DATASET SECTION:
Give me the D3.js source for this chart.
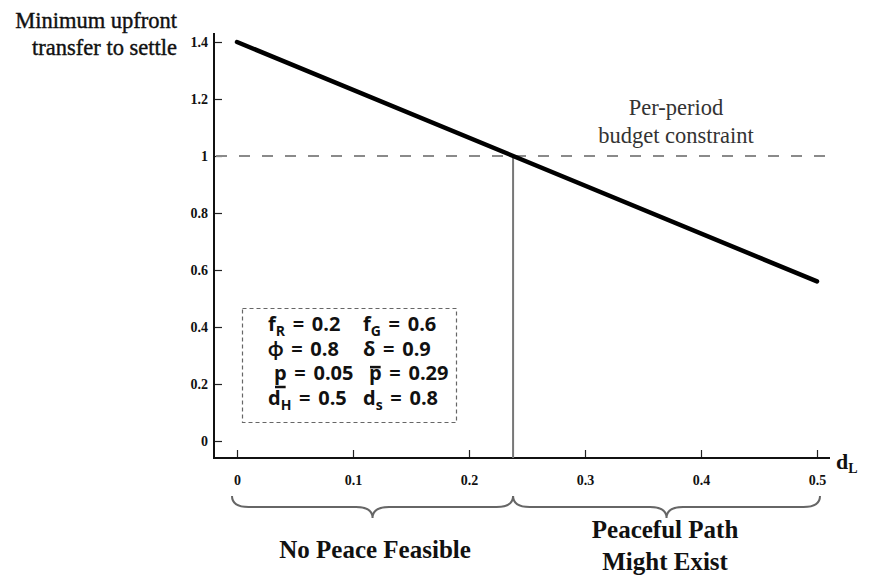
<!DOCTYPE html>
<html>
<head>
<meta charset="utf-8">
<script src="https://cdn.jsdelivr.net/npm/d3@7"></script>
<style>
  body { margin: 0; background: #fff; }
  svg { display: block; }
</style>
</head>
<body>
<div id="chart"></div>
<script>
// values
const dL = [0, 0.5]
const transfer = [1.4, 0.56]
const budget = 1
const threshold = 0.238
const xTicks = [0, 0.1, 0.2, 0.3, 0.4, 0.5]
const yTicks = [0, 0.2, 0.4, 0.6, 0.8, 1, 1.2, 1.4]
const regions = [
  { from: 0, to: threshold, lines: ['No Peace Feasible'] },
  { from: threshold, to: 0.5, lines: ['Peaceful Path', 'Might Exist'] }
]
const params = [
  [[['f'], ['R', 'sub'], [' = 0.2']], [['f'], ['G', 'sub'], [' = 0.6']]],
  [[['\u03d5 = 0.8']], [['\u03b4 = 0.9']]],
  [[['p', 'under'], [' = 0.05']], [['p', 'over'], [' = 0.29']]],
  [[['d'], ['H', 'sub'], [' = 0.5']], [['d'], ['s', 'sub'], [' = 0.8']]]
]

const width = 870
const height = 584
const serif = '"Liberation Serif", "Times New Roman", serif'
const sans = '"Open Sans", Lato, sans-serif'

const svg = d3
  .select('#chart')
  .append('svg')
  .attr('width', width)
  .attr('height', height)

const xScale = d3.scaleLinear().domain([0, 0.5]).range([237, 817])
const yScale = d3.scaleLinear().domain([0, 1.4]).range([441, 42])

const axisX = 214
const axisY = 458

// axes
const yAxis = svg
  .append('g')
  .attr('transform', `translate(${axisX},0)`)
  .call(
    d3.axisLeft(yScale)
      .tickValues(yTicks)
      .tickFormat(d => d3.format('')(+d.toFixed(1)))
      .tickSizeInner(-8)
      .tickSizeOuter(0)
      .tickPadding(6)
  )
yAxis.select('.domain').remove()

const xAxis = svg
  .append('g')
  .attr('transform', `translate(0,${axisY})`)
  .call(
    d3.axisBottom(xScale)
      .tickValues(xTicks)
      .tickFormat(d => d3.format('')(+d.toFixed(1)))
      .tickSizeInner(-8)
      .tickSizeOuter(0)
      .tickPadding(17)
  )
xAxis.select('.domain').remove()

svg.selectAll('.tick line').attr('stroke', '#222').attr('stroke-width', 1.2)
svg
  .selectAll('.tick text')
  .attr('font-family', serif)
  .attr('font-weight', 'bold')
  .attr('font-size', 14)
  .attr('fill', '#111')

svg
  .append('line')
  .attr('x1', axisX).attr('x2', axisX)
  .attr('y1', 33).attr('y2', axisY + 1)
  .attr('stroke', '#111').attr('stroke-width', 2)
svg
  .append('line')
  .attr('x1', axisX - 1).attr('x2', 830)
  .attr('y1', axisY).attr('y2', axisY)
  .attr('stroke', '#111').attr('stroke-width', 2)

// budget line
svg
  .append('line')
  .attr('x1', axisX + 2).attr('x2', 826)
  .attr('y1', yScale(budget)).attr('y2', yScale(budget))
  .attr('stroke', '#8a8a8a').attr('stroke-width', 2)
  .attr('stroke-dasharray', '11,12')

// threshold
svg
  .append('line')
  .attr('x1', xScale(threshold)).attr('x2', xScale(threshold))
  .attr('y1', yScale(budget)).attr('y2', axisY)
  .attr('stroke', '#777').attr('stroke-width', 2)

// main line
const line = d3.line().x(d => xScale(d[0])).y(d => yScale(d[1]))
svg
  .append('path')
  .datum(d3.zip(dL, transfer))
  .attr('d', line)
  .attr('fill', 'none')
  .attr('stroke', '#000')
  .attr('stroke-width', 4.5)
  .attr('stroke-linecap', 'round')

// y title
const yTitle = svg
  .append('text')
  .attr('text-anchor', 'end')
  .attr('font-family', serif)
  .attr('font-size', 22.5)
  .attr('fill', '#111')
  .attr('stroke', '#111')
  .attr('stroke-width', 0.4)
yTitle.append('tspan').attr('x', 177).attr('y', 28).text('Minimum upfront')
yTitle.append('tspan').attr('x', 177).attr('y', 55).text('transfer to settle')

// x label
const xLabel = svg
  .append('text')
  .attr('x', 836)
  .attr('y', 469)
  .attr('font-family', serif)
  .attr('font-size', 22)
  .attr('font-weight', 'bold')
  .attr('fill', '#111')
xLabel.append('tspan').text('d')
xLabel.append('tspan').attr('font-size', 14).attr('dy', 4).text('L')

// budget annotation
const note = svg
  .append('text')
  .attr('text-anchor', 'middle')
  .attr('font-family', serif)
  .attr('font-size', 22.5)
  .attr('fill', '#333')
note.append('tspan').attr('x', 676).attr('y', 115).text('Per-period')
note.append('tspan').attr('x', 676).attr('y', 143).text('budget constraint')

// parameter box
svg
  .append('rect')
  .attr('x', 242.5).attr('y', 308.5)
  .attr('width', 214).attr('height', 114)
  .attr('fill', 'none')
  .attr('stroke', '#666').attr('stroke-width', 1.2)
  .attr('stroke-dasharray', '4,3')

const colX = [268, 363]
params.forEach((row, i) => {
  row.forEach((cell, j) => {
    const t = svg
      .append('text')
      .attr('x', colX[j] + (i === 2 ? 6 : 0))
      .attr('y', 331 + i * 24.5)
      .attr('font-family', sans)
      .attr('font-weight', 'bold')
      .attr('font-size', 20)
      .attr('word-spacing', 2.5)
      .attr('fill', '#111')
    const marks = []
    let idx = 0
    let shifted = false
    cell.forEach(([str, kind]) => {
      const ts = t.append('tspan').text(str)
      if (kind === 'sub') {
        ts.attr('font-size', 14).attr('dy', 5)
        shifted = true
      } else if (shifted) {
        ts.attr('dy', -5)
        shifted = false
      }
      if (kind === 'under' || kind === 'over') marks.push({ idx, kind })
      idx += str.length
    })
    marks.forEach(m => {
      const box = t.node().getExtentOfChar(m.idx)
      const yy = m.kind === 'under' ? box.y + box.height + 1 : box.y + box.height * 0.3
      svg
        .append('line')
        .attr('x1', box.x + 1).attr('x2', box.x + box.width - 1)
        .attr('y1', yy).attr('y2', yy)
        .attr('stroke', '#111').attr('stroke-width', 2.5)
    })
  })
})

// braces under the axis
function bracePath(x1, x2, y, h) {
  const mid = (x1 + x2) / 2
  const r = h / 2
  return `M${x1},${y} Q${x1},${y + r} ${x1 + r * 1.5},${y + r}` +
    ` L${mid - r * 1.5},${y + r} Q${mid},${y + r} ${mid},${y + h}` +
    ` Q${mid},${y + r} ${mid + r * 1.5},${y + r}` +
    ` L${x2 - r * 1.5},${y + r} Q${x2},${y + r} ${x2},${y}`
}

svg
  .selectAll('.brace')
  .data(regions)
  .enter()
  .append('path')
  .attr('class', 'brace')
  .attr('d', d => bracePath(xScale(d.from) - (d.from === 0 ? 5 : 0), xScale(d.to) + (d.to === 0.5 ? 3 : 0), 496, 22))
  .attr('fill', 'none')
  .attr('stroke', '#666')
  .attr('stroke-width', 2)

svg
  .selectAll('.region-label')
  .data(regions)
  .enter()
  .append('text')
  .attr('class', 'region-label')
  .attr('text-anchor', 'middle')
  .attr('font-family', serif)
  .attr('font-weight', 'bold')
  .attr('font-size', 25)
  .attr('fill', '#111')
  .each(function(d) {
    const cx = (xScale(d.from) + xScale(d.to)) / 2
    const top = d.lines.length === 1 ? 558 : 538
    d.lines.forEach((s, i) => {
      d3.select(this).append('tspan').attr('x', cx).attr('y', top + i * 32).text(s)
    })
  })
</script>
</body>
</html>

WHAT THE TASK ASKS: Copy out every line in the listing where the word "this" appears.

ANSWER TO THE PROBLEM:
Give me the D3.js source for this chart.
      d3.select(this).append('tspan').attr('x', cx).attr('y', top + i * 32).text(s)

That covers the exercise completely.